** Begin Available records **

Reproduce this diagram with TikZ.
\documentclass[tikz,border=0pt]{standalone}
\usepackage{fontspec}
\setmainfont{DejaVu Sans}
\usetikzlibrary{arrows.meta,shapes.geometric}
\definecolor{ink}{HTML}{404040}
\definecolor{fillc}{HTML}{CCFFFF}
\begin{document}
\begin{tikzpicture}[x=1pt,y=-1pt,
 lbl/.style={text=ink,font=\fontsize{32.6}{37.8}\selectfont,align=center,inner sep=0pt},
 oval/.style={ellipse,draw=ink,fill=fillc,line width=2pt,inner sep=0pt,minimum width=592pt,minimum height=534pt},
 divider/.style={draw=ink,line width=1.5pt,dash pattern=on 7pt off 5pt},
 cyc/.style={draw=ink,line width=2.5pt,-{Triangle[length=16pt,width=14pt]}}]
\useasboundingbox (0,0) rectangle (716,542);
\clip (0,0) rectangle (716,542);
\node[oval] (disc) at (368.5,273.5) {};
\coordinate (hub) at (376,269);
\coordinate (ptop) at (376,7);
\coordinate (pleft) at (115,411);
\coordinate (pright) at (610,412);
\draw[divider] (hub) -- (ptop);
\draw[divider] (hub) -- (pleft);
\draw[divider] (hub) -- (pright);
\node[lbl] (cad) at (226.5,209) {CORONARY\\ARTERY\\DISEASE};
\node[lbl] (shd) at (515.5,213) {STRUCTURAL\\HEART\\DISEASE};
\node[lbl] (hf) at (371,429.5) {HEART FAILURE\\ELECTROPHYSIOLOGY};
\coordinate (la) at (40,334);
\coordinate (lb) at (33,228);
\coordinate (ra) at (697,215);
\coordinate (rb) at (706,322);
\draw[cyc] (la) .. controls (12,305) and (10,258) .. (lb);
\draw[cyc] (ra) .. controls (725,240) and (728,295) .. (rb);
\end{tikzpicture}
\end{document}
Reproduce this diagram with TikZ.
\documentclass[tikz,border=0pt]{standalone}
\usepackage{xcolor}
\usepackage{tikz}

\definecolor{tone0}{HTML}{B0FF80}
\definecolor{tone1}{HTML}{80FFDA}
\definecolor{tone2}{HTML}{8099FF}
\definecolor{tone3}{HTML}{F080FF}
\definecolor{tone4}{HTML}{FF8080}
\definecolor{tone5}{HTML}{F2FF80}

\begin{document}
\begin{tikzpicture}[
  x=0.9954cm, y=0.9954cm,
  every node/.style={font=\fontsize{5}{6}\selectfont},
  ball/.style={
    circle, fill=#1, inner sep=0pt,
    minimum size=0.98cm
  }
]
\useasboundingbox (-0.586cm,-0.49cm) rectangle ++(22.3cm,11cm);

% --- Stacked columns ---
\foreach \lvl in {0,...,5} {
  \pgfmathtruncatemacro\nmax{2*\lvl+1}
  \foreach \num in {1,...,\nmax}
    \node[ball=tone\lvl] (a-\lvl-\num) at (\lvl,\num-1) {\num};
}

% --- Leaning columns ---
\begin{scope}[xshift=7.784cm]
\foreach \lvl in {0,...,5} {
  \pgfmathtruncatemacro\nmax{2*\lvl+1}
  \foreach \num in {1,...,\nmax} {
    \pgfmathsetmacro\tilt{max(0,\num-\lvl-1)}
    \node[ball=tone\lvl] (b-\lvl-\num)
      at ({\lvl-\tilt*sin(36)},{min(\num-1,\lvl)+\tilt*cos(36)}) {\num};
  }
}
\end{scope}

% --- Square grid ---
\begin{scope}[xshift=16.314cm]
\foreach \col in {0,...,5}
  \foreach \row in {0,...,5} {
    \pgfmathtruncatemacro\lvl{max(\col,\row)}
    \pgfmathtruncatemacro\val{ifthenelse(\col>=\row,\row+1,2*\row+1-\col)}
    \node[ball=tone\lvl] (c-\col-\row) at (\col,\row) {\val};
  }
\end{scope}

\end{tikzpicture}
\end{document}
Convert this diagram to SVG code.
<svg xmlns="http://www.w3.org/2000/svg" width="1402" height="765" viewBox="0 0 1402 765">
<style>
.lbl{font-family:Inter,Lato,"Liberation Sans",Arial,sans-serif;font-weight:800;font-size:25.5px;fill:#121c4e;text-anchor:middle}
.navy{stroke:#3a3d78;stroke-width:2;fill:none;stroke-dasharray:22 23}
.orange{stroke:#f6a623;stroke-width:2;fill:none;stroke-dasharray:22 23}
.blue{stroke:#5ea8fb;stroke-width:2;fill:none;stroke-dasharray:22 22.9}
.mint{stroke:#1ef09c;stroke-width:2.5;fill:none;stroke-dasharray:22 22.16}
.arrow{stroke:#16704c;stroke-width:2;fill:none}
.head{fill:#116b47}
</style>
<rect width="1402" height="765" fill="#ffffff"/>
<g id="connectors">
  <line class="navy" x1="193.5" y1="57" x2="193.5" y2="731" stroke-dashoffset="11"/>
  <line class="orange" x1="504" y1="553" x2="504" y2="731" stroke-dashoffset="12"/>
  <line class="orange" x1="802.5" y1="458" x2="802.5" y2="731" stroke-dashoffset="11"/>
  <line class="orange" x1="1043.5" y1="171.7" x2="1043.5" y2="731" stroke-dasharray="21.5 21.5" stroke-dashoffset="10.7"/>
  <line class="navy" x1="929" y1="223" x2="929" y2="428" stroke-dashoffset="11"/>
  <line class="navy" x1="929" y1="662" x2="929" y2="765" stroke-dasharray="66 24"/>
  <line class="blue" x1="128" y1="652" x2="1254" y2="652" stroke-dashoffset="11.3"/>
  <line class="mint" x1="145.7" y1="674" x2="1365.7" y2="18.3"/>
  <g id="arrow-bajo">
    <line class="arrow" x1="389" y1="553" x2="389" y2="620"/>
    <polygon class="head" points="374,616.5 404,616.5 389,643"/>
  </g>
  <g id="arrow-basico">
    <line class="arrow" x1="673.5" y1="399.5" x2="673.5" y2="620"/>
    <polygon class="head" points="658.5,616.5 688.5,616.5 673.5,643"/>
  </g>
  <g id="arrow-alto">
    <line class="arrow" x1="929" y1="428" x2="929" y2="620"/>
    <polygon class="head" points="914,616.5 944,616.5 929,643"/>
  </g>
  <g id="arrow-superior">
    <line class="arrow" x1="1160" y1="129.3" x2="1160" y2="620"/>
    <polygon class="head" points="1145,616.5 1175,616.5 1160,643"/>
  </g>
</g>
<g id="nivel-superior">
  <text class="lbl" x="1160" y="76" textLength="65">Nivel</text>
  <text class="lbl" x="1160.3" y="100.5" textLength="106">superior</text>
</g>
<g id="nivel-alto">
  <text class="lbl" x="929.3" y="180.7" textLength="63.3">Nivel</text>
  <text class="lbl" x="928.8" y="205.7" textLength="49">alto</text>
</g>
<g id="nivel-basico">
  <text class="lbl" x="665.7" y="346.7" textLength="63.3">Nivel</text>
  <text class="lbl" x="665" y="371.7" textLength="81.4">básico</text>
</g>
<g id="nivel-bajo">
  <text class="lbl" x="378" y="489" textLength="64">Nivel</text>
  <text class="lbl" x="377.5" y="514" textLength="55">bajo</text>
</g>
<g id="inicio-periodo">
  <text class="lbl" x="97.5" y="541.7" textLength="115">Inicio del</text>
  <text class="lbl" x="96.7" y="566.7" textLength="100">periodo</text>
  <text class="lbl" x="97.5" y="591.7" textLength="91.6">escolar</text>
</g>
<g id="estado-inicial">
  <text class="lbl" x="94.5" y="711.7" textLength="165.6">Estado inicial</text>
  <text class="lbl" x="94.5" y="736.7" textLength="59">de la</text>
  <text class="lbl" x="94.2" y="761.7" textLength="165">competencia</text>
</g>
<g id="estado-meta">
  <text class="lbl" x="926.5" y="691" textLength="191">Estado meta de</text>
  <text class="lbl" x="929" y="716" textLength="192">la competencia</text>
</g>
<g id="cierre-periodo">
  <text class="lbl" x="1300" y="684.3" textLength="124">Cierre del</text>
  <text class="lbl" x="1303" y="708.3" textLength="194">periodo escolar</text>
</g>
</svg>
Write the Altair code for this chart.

** End Available records **

_Problem to solve_
Search the data above for the string "code" and return every line that has it.

_Task answer_
Convert this diagram to SVG code.
Write the Altair code for this chart.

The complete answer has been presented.